Over a century ago, a German photographer attached a camera to a pigeon in order to take aerial photographs. German military intelligence continued to do so. And of course carrier pigeons have been utilized to carry messages. Continuing and expanding the tradition, China announced that it had successfully implanted electrodes in birds’ brains, and could fly them like remote controlled airplanes.
For the past 40+ years, American intelligence has worked with a variety of animals, including both cats and dolphins. The CIA had a program developing furry spies, codenamed “Acoustic Kitty”. Cats were implanted with microphones and transmitters in the hopes that they would eavesdrop on humans. There was some success in recording conversations in the parks of Moscow. Unfortunately, the cats were subsequently run over by cars.
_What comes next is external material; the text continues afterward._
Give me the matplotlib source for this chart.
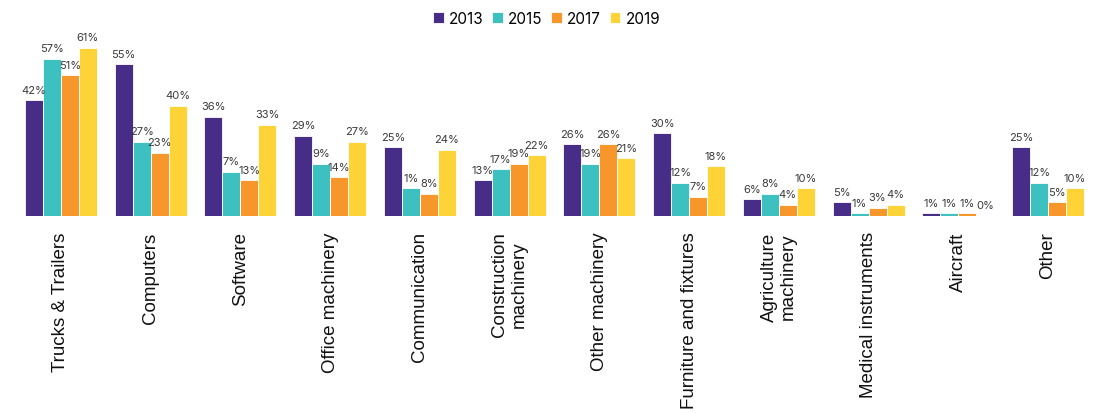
import numpy as np
import matplotlib
matplotlib.use("Agg")
import matplotlib.pyplot as plt

# categories and series (bar heights, labels as printed)
categories = ["Trucks & Trailers", "Computers", "Software", "Office machinery",
              "Communication", "Construction\nmachinery", "Other machinery",
              "Furniture and fixtures", "Agriculture\nmachinery",
              "Medical instruments", "Aircraft", "Other"]
years = ["2013", "2015", "2017", "2019"]

v2013 = [42, 55, 36, 29, 25, 13, 26, 30, 6, 5, 1, 25]
v2015 = [57, 27, 16, 19, 10, 17, 19, 12, 8, 1, 1, 12]
v2017 = [51, 23, 13, 14, 8, 19, 26, 7, 4, 3, 1, 5]
v2019 = [61, 40, 33, 27, 24, 22, 21, 18, 10, 4, 0, 10]

# the text printed above each bar
t2013 = ["42%", "55%", "36%", "29%", "25%", "13%", "26%", "30%", "6%", "5%", "1%", "25%"]
t2015 = ["57%", "27%", "7%", "9%", "1%", "17%", "19%", "12%", "8%", "1%", "1%", "12%"]
t2017 = ["51%", "23%", "13%", "14%", "8%", "19%", "26%", "7%", "4%", "3%", "1%", "5%"]
t2019 = ["61%", "40%", "33%", "27%", "24%", "22%", "21%", "18%", "10%", "4%", "0%", "10%"]

colors = ["#472D87", "#3CC0C0", "#F7962A", "#FED338"]

plt.rcParams["font.family"] = ["Liberation Sans", "DejaVu Sans"]

fig = plt.figure(figsize=(11, 4.14), dpi=100)
ax = fig.add_axes([25 / 1100, 197 / 414, 1059 / 1100, 193 / 414])

x = np.arange(len(categories))
w = 0.2
series = [v2013, v2015, v2017, v2019]
texts = [t2013, t2015, t2017, t2019]
for i, (vals, labs) in enumerate(zip(series, texts)):
    bars = ax.bar(x + (i - 1.5) * w, vals, w, color=colors[i], label=years[i],
                  edgecolor="white", linewidth=0.6)
    ax.bar_label(bars, labels=labs, padding=4, fontsize=8, color="#3a3a3a",
                 family=["Inter", "DejaVu Sans"])

ax.set_xlim(-0.4, 11.4)
ax.set_ylim(0, 70)
ax.set_xticks(x)
ax.set_xticklabels(categories, rotation=90, fontsize=13.5, color="#111111",
                   va="top", ha="center", multialignment="center")
ax.tick_params(axis="x", length=0, pad=11)
ax.set_yticks([])
for s in ax.spines.values():
    s.set_visible(False)

fig.legend(loc="upper center", bbox_to_anchor=(0.497, 1.005), ncol=4,
           frameon=False, handlelength=0.7, handleheight=0.7,
           handletextpad=0.35, columnspacing=0.55,
           prop={"family": ["Inter", "DejaVu Sans"], "size": 11})

fig.savefig("out.png", dpi=100)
Dolphins play an active role in the Navy. They are trained to detect, locate and mark mines. They also take notice and respond accordingly to suspicious swimmers and divers. Light strobes or noisemakers are attached to the dolphin’s nose. The dolphin swims to the intruder, bumps him from behind, which knocks the signal device off of the nose. The dolphin then swims away while the device leads military personnel to take over.
After further investigations, most animals are found to be innocent of espionage and released. Such was the case with the stork that had been mistaken both for a swan and a secret agent for France. However, it has been reported that the bird was shortly found dead on an island in the Nile. Reports differ as to whether or not he was eaten by the locals. In any event, conservationists cried foul.